In our view, the issue of how a client pays for the brokerage services that are provided by a broker-dealer is irrelevant. Looking back, we believe that the Investment Advisors Act came in to existence in order to prevent principal dealings and other such abuses of advisory clients that arose from the high level of control that an advisor enjoyed over a clients account. The matter of fees was only mentioned in the Investment Advisors Act of 1940 because it was an easy way to distinguish an advisory client from a brokerage client. The operative distinction was the level of control, particularly what we call discretionary authority.

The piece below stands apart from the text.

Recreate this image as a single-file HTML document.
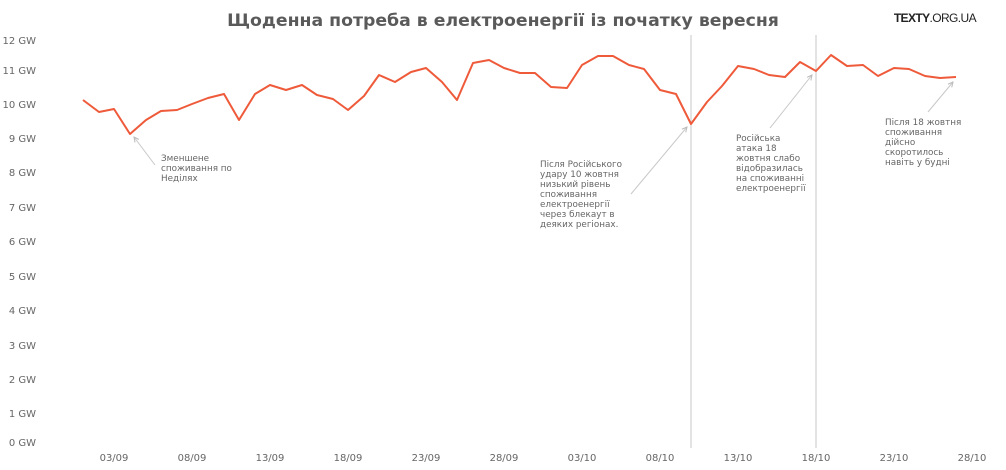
<!DOCTYPE html>
<html><head><meta charset="utf-8"><style>
html,body{margin:0;padding:0;background:#fff;}
svg{display:block;font-family:"DejaVu Sans","Liberation Sans",sans-serif;}
.t{font-size:10px;fill:#666;}
.a{font-size:8.8px;fill:#666;}
</style></head><body>
<svg width="1006" height="470" viewBox="0 0 1006 470">
<defs><marker id="ar" markerWidth="6" markerHeight="6" refX="5" refY="3" orient="auto"><path d="M0,0.5 L5,3 L0,5.5" fill="none" stroke="#bbb" stroke-width="1"/></marker></defs>
<text x="503" y="26" text-anchor="middle" font-size="17.3" font-weight="bold" fill="#5a5a5a">Щоденна потреба в електроенергії із початку вересня</text>
<text x="976" y="22" text-anchor="end" font-size="12" fill="#222" font-family="Liberation Sans" letter-spacing="-0.6"><tspan font-weight="bold">TEXTY</tspan>.ORG.UA</text>
<g class="t" text-anchor="end">
<text x="36" y="44">12 GW</text><text x="36" y="74">11 GW</text><text x="36" y="108">10 GW</text>
<text x="36" y="142">9 GW</text><text x="36" y="176">8 GW</text><text x="36" y="211">7 GW</text>
<text x="36" y="245">6 GW</text><text x="36" y="280">5 GW</text><text x="36" y="314">4 GW</text>
<text x="36" y="349">3 GW</text><text x="36" y="383">2 GW</text><text x="36" y="417">1 GW</text>
<text x="36" y="446">0 GW</text>
</g>
<g class="t" text-anchor="middle">
<text x="114" y="461">03/09</text><text x="192" y="461">08/09</text><text x="270" y="461">13/09</text>
<text x="348" y="461">18/09</text><text x="426" y="461">23/09</text><text x="504" y="461">28/09</text>
<text x="582" y="461">03/10</text><text x="660" y="461">08/10</text><text x="738" y="461">13/10</text>
<text x="816" y="461">18/10</text><text x="894" y="461">23/10</text><text x="972" y="461">28/10</text>
</g>
<line x1="691" y1="35" x2="691" y2="448" stroke="#d0d0d0" stroke-width="1.2"/>
<line x1="816" y1="35" x2="816" y2="448" stroke="#d0d0d0" stroke-width="1.2"/>
<polyline fill="none" stroke="#ee5a3a" stroke-width="2" stroke-linejoin="round" points="83,100 99,112 114,109 130,134 146,120 161,111 177,110 192,104 208,98 224,94 239,120 255,94 270,85 286,90 302,85 317,95 333,99 348,110 364,96 379,75 395,82 411,72 426,68 442,82 457,100 473,63 489,60 504,68 520,73 535,73 551,87 567,88 582,65 598,56 613,56 629,65 644,69 660,90 676,94 691,124 707,102 722,86 738,66 754,69 769,75 785,77 800,62 816,71 831,55 847,66 863,65 878,76 894,68 909,69 925,76 940,78 956,77"/>
<g stroke="#c8c8c8" stroke-width="1" fill="none">
<line x1="155" y1="165" x2="134" y2="137" marker-end="url(#ar)"/>
<line x1="631" y1="194" x2="687" y2="127" marker-end="url(#ar)"/>
<line x1="770" y1="128" x2="812" y2="75" marker-end="url(#ar)"/>
<line x1="928" y1="112" x2="953" y2="82" marker-end="url(#ar)"/>
</g>
<g class="a">
<text x="161" y="161">Зменшене</text><text x="161" y="171">споживання по</text><text x="161" y="181">Неділях</text>
<text x="540" y="167">Після Російського</text><text x="540" y="177">удару 10 жовтня</text><text x="540" y="187">низький рівень</text><text x="540" y="197">споживання</text><text x="540" y="207">електроенергії</text><text x="540" y="217">через блекаут в</text><text x="540" y="227">деяких регіонах.</text>
<text x="736" y="141">Російська</text><text x="736" y="151">атака 18</text><text x="736" y="161">жовтня слабо</text><text x="736" y="171">відобразилась</text><text x="736" y="181">на споживанні</text><text x="736" y="191">електроенергії</text>
<text x="885" y="125">Після 18 жовтня</text><text x="885" y="135">споживання</text><text x="885" y="145">дійсно</text><text x="885" y="155">скоротилось</text><text x="885" y="165">навіть у будні</text>
</g>
</svg>
</body></html>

In any case, some of the historical definitions dont matter. For example, the broker-dealer exemption in the Advisors Act was probably just an afterthought, equivalent to marking up the original bill. More likely is that the Advisors Act was itself the de facto exemption to the 34 act which enabled advisors to be regulated separately from brokers. The goal of the 40 Act was not to define who is and who is not an advisor, it was to prohibit certain behavior while at the same time not inhibiting the distribution and aftermarket trading of newly issued securities as part of the capital raising process.
The goal of the opponents of the proposal is to insulate their business from anything that looks like competition or from the results of convergence. It is to help define an organization. But to not pass the proposed rule serves no practical purpose and it disadvantages, rather than protects investors. Again, we support passage of the proposal, unaltered from its present format.